FHL Info: La politique de suivi de l'épidémie a évolué au cours du temps. En ce début d'année scolaire, où en sommes-nous?

Paulette Lenert: En effet, cette politique a varié et variera encore au gré des circonstances. Au début, nous pensions tester tout le monde, mais nous avons vite compris qu'il était préférable de nous adapter à la réalité du terrain. Aujourd'hui, notre approche est plus ciblée, plus localisée. Dès que nous constatons une recrudescence dans une zone géographique ou dans un secteur professionnel, nous multiplions les tests de dépistage dans cette région ou ce secteur. Le personnel de santé est, quant à lui, testé régulièrement.

Nous suivons de près les indicateurs et adaptons nos plans en fonction. Par exemple, dans les prochains mois, l'épidémie annuelle de grippe – dont les symptômes ressemblent fort à ceux de la COVID-19 – sera un défi pour le système des soins de santé. Nous avons donc commandé davantage de doses de vaccins et nous insisterons auprès des groupes-cibles pour qu'ils se fassent vacciner contre la grippe. 

FHL Info: Revenons un peu en arrière. Quand et comment s'est organisée la collaboration entre votre ministère et les hôpitaux luxembourgeois?

Paulette Lenert: Nos contacts avec les hôpitaux et les médecins se sont intensifiés dès le mois de février. Il était alors certain que la pandémie allait atteindre le Luxembourg. Notre objectif était alors d'éviter la situation italienne.

J'ai nommé le Dr Philippe Turk comme agent de liaison entre les différents acteurs. La collaboration s'est très vite instaurée et a été excellente! Nous étions en contact tous les jours avec les directeurs des quatre hôpitaux et avec la FHL. Ils ont accepté sans problème de nous fournir des rapports quotidiens reprenant les indicateurs de suivi (état des stocks, occupation des lits, etc.). Nous formions une seule et grande équipe, fort soudée. J'espère que cette collégialité et cette solidarité se poursuivront dans le futur, au-delà de cette pandémie, car c'est un plus pour l'organisation générale des soins de santé. 

FHL Info: À l'instar de nombreux pays, le Grand-Duché du Luxembourg a été confronté à un manque d'équipements de protection et de respirateurs. Comment avez-vous résolu ce problème?

Paulette Lenert: Il n'y a pas eu de pénurie à proprement parler, mais il est vrai que nous avons été à flux très tendu pendant quelques semaines. Raison pour laquelle une cellule logistique a rapidement été créée. Une cinquantaine de personnes, issues de secteurs publics et privés, se sont mobilisées pour trouver des solutions. Les membres du personnel du transporteur Cargolux, par exemple, ont été d'une aide précieuse. Grâce à leurs nombreux contacts en Asie et leurs connaissances des arcanes administratives locales, nous avons pu acquérir le matériel dont nous avions besoin. Ils ont également veillé à ce que les commandes soient bien acheminées jusque dans les ports. Une fois arrivé au Luxembourg, le matériel était stocké et distribué sous la coordination de mon ministère.

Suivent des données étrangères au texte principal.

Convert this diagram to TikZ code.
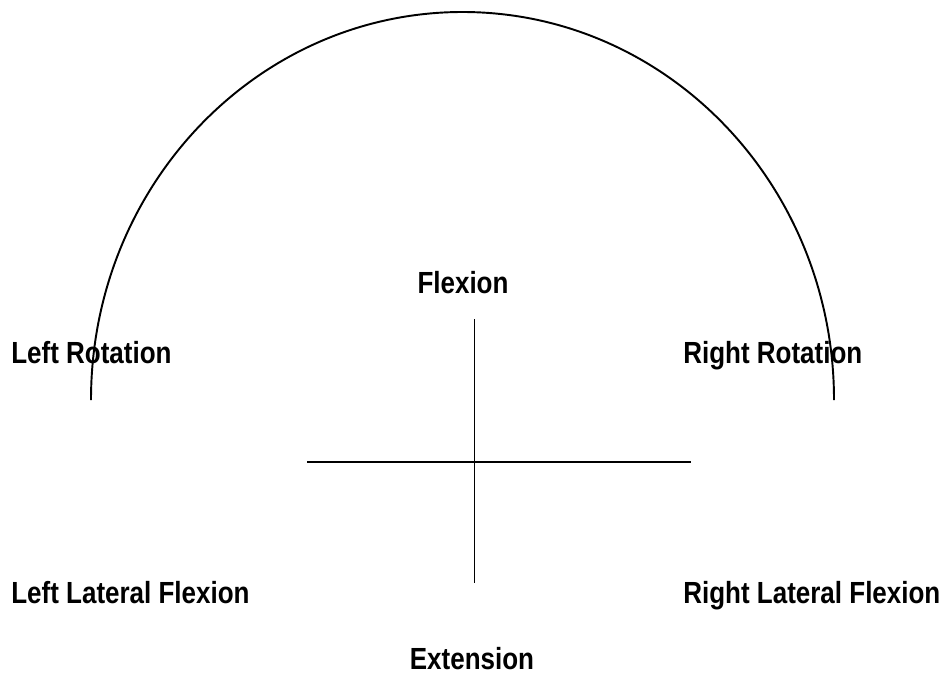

Aujourd'hui, nous disposons d'un stock de matériel confortable. À ce niveau-là, nous sommes parés pour affronter une éventuelle deuxième vague. 

FHL Info: Le Luxembourg compte un grand nombre de travailleurs transfrontaliers belges, français et allemands. Comment se passe la collaboration avec les gouvernements des pays limitrophes?

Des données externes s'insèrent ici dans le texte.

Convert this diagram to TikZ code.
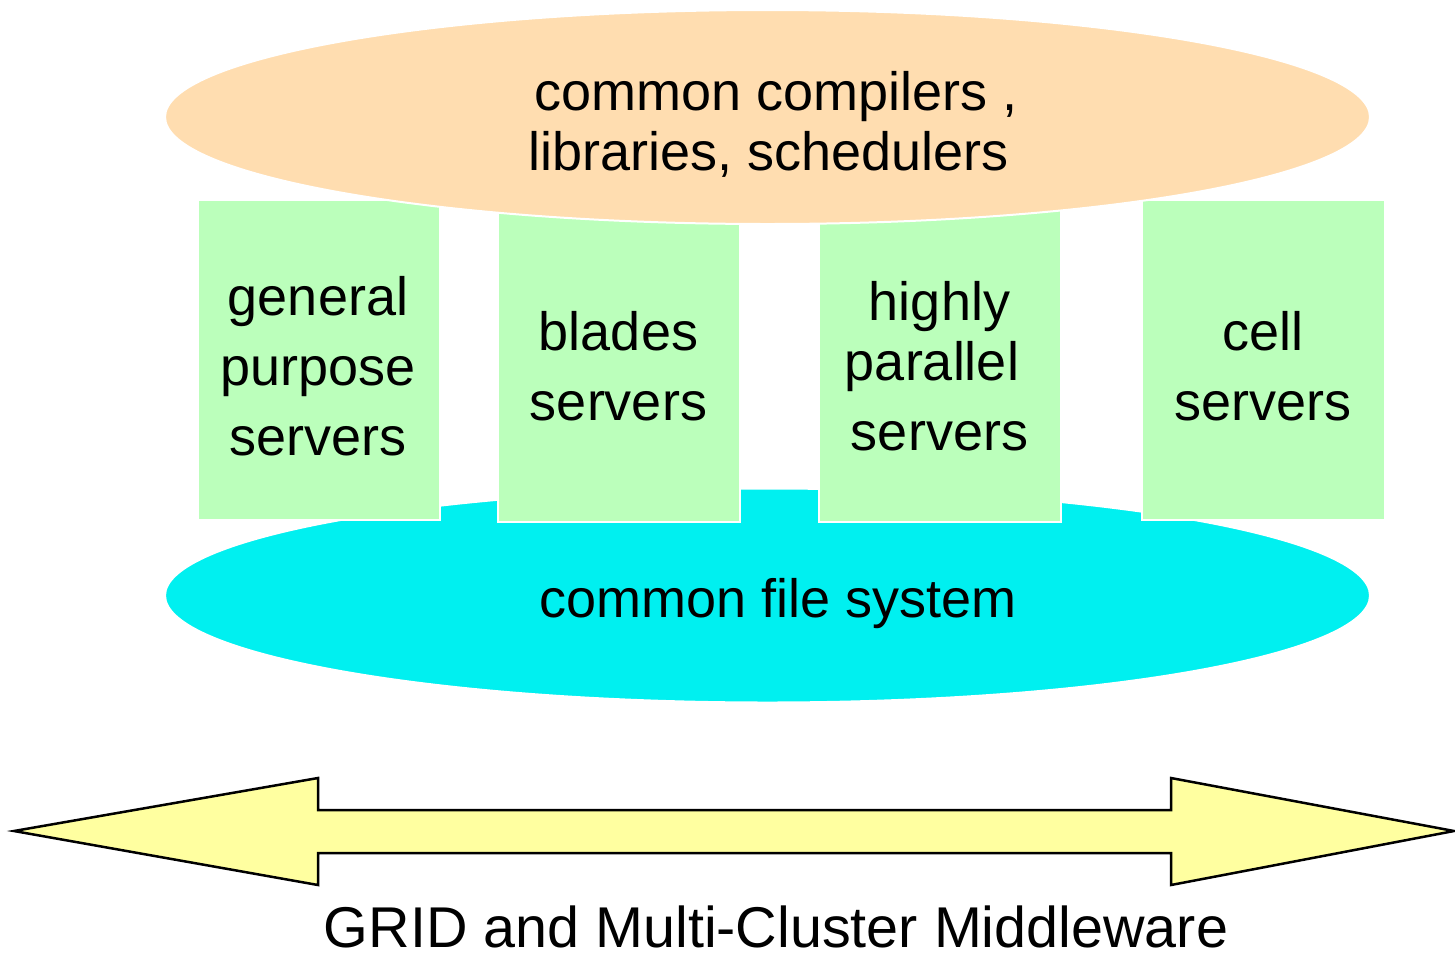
\documentclass[tikz,border=0pt]{standalone}
\usepackage{fontspec}
\setmainfont{Liberation Sans}
\usetikzlibrary{shapes.geometric}
\definecolor{toporange}{HTML}{FFDDB0}
\definecolor{boxgreen}{HTML}{BBFFBB}
\definecolor{fscyan}{HTML}{00F0F0}
\definecolor{arrowyellow}{HTML}{FFFFA0}
% strut fixing the height of the first text line, so that "anchor=north" sits 40pt above its baseline
\newcommand{\firststrut}{\rule{0pt}{40pt}}
% a trailing word space that survives the line break
\newcommand{\trailspace}{\kern0.278em}
\begin{document}
\begin{tikzpicture}[x=1pt,y=-1pt,
  layer/.style={ellipse, draw=white, line width=2pt, minimum width=1205pt,
    minimum height=214pt, inner sep=0pt},
  srvbox/.style={rectangle, fill=boxgreen, draw=white, line width=2pt,
    minimum width=242pt, minimum height=320pt, inner sep=0pt, anchor=north west},
  boxtext/.style={anchor=north, inner sep=0pt, align=center,
    font=\fontsize{54}{70}\selectfont},
  toptext/.style={anchor=north, inner sep=0pt, align=center,
    font=\fontsize{54}{60}\selectfont},
  linetext/.style={anchor=base, inner sep=0pt, font=\fontsize{54}{60}\selectfont},
  bandarrow/.style={fill=arrowyellow, draw=black, line width=2.5pt, line join=miter}
]
\useasboundingbox (0,0) rectangle (1455,954);

% shared file system layer
\node[layer, fill=fscyan] (fs) at (767.5,595.5) {};

% server families
\node[srvbox] (gp)    at (197,199) {};
\node[srvbox] (blade) at (497,201) {};
\node[srvbox] (hp)    at (818,201) {};
\node[srvbox, minimum width=243pt] (cell) at (1141,199) {};

% shared software layer
\node[layer, fill=toporange] (sw) at (767.5,117) {};

% labels
\node[toptext] (swtext) at (776,70) {\firststrut common compilers ,\\libraries, schedulers\trailspace};
\node[boxtext] (gptext) at (318,275) {\firststrut general\\purpose\\servers};
\node[boxtext] (bladetext) at (618.5,310) {\firststrut blades\\servers};
\node[boxtext] (hptext) at (939.5,280) {\firststrut highly\\[-10pt]parallel\trailspace\\servers};
\node[boxtext] (celltext) at (1262.5,310) {\firststrut cell\\servers};
\node[linetext] (fstext) at (778,617) {common file system};

% middleware band
\coordinate (ltip) at (14,831);
\coordinate (rtip) at (1454,831);
\draw[bandarrow] (ltip) -- (318,778) -- (318,810) -- (1171,810) -- (1171,778)
  -- (rtip) -- (1171,885) -- (1171,853) -- (318,853) -- (318,885) -- cycle;
\node[anchor=base, inner sep=0pt, text depth=0pt, font=\fontsize{57.5}{60}\selectfont] (mw) at (776,947)
  {GRID and Multi-Cluster Middleware};
\end{tikzpicture}
\end{document}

Paulette Lenert: Bien. Quand un ressortissant étranger est déclaré positif au SARS-CoV-2 chez nous, nous le signalons aux autorités compétentes de son pays. Et vice-versa: nous sommes prévenus quand un citoyen luxembourgeois est testé positif.

Grâce à la collaboration et la bonne volonté de tous les acteurs, nous avons aussi été en mesure de nous montrer solidaires envers nos voisins européens. Par exemple, nous avons pu répondre à l'appel à l'aide des hôpitaux de l'est de la France et accueillir et soigner onze ressortissants français atteints de formes sévères de la COVID-19. Nous avons également fait profiter d'autres pays de notre canal d'acheminent de matériel depuis l'Asie. C'est d'ailleurs l'une des principales leçons que je retire de cette crise: elle a révélé le meilleur chez beaucoup de personnes. Nous pouvons nous en féliciter!